Your task
Quote all of the data exactly as given. Skip every picture it contains.

Data excerpt
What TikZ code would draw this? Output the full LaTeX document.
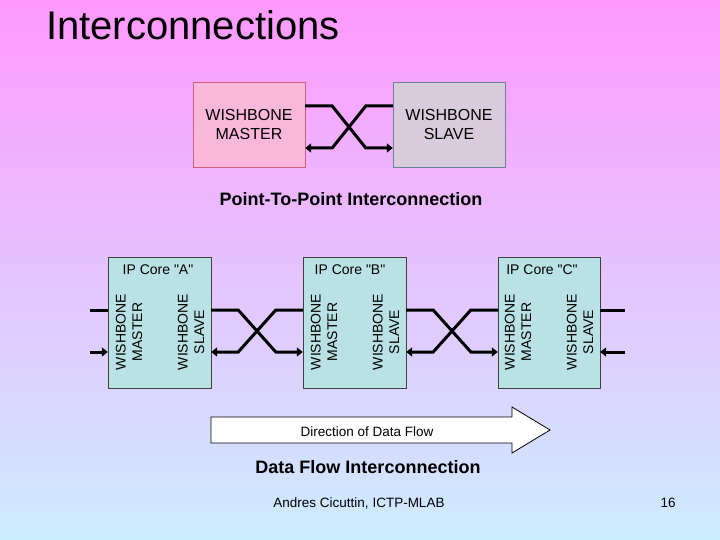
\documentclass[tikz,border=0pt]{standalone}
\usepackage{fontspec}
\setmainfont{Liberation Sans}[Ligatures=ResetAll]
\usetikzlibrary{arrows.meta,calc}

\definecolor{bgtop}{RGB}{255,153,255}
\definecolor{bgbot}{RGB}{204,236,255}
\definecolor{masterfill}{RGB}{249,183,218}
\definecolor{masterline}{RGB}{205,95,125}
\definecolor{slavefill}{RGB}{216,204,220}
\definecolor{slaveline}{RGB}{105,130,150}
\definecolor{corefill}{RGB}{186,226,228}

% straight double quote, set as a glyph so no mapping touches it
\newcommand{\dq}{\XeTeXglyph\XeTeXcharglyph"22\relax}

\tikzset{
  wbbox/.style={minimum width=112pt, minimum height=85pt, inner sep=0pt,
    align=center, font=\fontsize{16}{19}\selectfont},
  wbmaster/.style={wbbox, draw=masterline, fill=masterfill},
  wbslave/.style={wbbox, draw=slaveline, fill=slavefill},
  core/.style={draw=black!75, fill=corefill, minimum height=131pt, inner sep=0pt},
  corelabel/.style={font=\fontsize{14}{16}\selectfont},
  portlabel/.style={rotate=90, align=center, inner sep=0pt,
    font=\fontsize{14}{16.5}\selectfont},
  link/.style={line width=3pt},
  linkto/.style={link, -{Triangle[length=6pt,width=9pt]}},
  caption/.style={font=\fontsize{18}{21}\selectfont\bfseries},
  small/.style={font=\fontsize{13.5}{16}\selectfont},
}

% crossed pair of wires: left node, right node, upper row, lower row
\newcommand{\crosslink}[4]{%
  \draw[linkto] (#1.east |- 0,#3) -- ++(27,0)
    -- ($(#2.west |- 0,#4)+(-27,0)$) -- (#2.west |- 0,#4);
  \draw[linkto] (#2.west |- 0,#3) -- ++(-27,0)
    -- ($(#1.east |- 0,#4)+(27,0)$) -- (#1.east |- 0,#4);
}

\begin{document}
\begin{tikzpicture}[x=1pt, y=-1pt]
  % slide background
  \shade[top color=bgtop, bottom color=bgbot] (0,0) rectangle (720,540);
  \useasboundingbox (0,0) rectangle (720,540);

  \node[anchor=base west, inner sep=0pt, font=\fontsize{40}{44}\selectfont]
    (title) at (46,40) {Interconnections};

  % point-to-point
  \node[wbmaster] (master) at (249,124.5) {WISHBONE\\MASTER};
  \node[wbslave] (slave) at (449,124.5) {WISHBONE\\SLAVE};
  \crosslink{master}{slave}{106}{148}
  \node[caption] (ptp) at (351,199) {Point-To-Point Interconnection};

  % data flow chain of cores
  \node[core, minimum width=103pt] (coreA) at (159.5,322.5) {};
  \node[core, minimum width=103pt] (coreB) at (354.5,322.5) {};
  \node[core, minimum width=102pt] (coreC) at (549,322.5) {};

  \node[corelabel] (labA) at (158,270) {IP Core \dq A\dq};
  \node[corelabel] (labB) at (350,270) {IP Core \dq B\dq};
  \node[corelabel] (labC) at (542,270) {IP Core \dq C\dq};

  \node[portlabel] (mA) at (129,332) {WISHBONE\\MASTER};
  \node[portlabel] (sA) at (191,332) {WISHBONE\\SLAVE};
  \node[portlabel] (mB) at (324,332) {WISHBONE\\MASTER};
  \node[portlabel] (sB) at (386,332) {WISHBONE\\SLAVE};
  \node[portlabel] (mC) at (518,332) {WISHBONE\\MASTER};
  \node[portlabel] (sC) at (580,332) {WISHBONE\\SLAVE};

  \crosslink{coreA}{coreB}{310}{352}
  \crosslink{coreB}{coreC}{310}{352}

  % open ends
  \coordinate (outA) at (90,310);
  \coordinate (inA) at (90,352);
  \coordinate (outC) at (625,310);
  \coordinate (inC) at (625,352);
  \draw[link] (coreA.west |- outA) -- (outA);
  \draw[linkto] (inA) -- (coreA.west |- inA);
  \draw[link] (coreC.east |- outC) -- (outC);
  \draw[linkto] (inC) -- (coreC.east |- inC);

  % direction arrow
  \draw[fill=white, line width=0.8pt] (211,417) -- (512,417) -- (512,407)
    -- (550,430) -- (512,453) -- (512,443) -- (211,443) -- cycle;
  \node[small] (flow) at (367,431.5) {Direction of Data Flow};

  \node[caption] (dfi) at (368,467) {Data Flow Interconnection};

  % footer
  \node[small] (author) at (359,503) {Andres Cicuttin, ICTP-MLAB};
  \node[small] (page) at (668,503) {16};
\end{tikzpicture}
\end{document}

Final result
What TikZ code would draw this? Output the full LaTeX document.
\documentclass[tikz,border=0pt]{standalone}
\usepackage{fontspec}
\setmainfont{Liberation Sans}[Ligatures=ResetAll]
\usetikzlibrary{arrows.meta,calc}

\definecolor{bgtop}{RGB}{255,153,255}
\definecolor{bgbot}{RGB}{204,236,255}
\definecolor{masterfill}{RGB}{249,183,218}
\definecolor{masterline}{RGB}{205,95,125}
\definecolor{slavefill}{RGB}{216,204,220}
\definecolor{slaveline}{RGB}{105,130,150}
\definecolor{corefill}{RGB}{186,226,228}

% straight double quote, set as a glyph so no mapping touches it
\newcommand{\dq}{\XeTeXglyph\XeTeXcharglyph"22\relax}

\tikzset{
  wbbox/.style={minimum width=112pt, minimum height=85pt, inner sep=0pt,
    align=center, font=\fontsize{16}{19}\selectfont},
  wbmaster/.style={wbbox, draw=masterline, fill=masterfill},
  wbslave/.style={wbbox, draw=slaveline, fill=slavefill},
  core/.style={draw=black!75, fill=corefill, minimum height=131pt, inner sep=0pt},
  corelabel/.style={font=\fontsize{14}{16}\selectfont},
  portlabel/.style={rotate=90, align=center, inner sep=0pt,
    font=\fontsize{14}{16.5}\selectfont},
  link/.style={line width=3pt},
  linkto/.style={link, -{Triangle[length=6pt,width=9pt]}},
  caption/.style={font=\fontsize{18}{21}\selectfont\bfseries},
  small/.style={font=\fontsize{13.5}{16}\selectfont},
}

% crossed pair of wires: left node, right node, upper row, lower row
\newcommand{\crosslink}[4]{%
  \draw[linkto] (#1.east |- 0,#3) -- ++(27,0)
    -- ($(#2.west |- 0,#4)+(-27,0)$) -- (#2.west |- 0,#4);
  \draw[linkto] (#2.west |- 0,#3) -- ++(-27,0)
    -- ($(#1.east |- 0,#4)+(27,0)$) -- (#1.east |- 0,#4);
}

\begin{document}
\begin{tikzpicture}[x=1pt, y=-1pt]
  % slide background
  \shade[top color=bgtop, bottom color=bgbot] (0,0) rectangle (720,540);
  \useasboundingbox (0,0) rectangle (720,540);

  \node[anchor=base west, inner sep=0pt, font=\fontsize{40}{44}\selectfont]
    (title) at (46,40) {Interconnections};

  % point-to-point
  \node[wbmaster] (master) at (249,124.5) {WISHBONE\\MASTER};
  \node[wbslave] (slave) at (449,124.5) {WISHBONE\\SLAVE};
  \crosslink{master}{slave}{106}{148}
  \node[caption] (ptp) at (351,199) {Point-To-Point Interconnection};

  % data flow chain of cores
  \node[core, minimum width=103pt] (coreA) at (159.5,322.5) {};
  \node[core, minimum width=103pt] (coreB) at (354.5,322.5) {};
  \node[core, minimum width=102pt] (coreC) at (549,322.5) {};

  \node[corelabel] (labA) at (158,270) {IP Core \dq A\dq};
  \node[corelabel] (labB) at (350,270) {IP Core \dq B\dq};
  \node[corelabel] (labC) at (542,270) {IP Core \dq C\dq};

  \node[portlabel] (mA) at (129,332) {WISHBONE\\MASTER};
  \node[portlabel] (sA) at (191,332) {WISHBONE\\SLAVE};
  \node[portlabel] (mB) at (324,332) {WISHBONE\\MASTER};
  \node[portlabel] (sB) at (386,332) {WISHBONE\\SLAVE};
  \node[portlabel] (mC) at (518,332) {WISHBONE\\MASTER};
  \node[portlabel] (sC) at (580,332) {WISHBONE\\SLAVE};

  \crosslink{coreA}{coreB}{310}{352}
  \crosslink{coreB}{coreC}{310}{352}

  % open ends
  \coordinate (outA) at (90,310);
  \coordinate (inA) at (90,352);
  \coordinate (outC) at (625,310);
  \coordinate (inC) at (625,352);
  \draw[link] (coreA.west |- outA) -- (outA);
  \draw[linkto] (inA) -- (coreA.west |- inA);
  \draw[link] (coreC.east |- outC) -- (outC);
  \draw[linkto] (inC) -- (coreC.east |- inC);

  % direction arrow
  \draw[fill=white, line width=0.8pt] (211,417) -- (512,417) -- (512,407)
    -- (550,430) -- (512,453) -- (512,443) -- (211,443) -- cycle;
  \node[small] (flow) at (367,431.5) {Direction of Data Flow};

  \node[caption] (dfi) at (368,467) {Data Flow Interconnection};

  % footer
  \node[small] (author) at (359,503) {Andres Cicuttin, ICTP-MLAB};
  \node[small] (page) at (668,503) {16};
\end{tikzpicture}
\end{document}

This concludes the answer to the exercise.